Le 1er janvier 2024, vous avez officiellement pris la direction de l’Ecole d’architecture, de la ville et des territoires Paris-Est (ENSA de Paris-Est) à Champs-sur-Marne (Seine-et-Marne), établissement dans lequel vous officiez en tant que maître de conférences depuis 2016. Est-ce important à vos yeux de s'inscrire dans une certaine continuité ?
Oui, je ne serai pas devenu le directeur de cette école sans y avoir enseigné. Les instances élues début 2023, dont je faisais alors partie en tant que membre du conseil d’administration présidé par Pierre Alain Trévelo, portent un projet pédagogique et scientifique fédérateur dans lequel je me retrouve. Il comprend notamment la réforme environnementale des enseignements et le développement de la recherche. Diriger une école, ça n’est pas être seul à sa tête, mais entouré. Un vrai travail d’équipe !

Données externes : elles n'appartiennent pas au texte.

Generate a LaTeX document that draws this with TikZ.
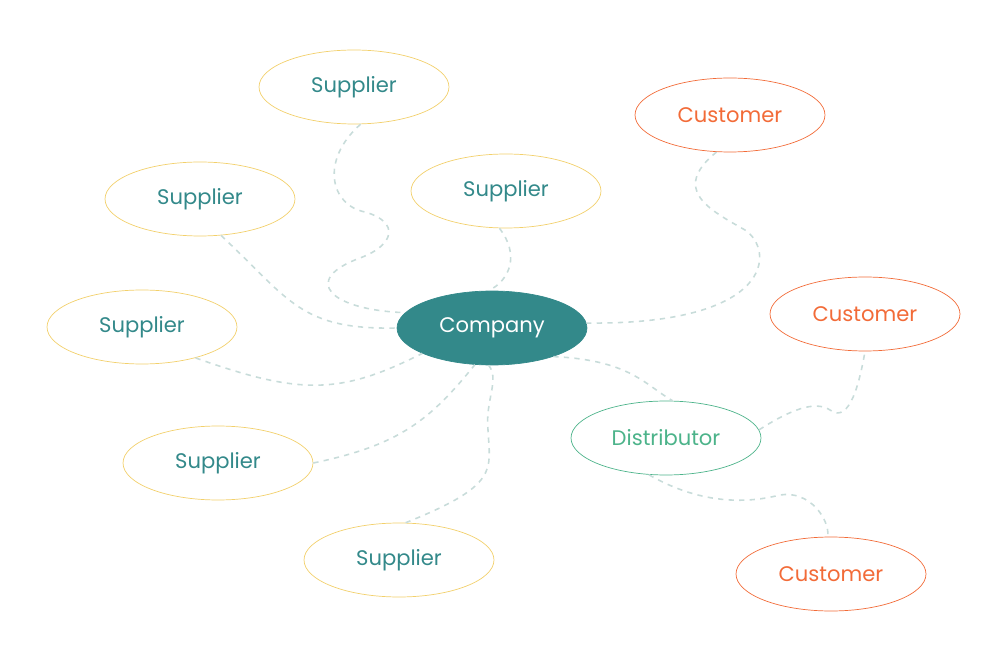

Depuis mon arrivée en janvier, je fais le tour du personnel administratif pour mieux connaître leur travail quotidien et ajuster les futurs recrutements qui viendront parfaire le nouvel organigramme. J’imagine faire la même chose courant février avec les enseignants, les responsables des formations et les associations étudiantes, afin de comprendre la manière dont leurs idées de projets pédagogiques pourraient s’épanouir. Fort de ces discussions en interne, j’effectuerai en avril une tournée institutionnelle où je me ferai le porte-parole d’un certain nombre de priorités pour lesquelles j’irai développer des partenariats et négocier des moyens supplémentaires.
J'aimerai développer l’interdisciplinarité qui est à l’origine de l’école, en réactualisant le triptyque architecture, ville et territoire avec les défis écologiques à relever.
Quel bagage de maître de conférences emportez-vous dans votre bureau de directeur ?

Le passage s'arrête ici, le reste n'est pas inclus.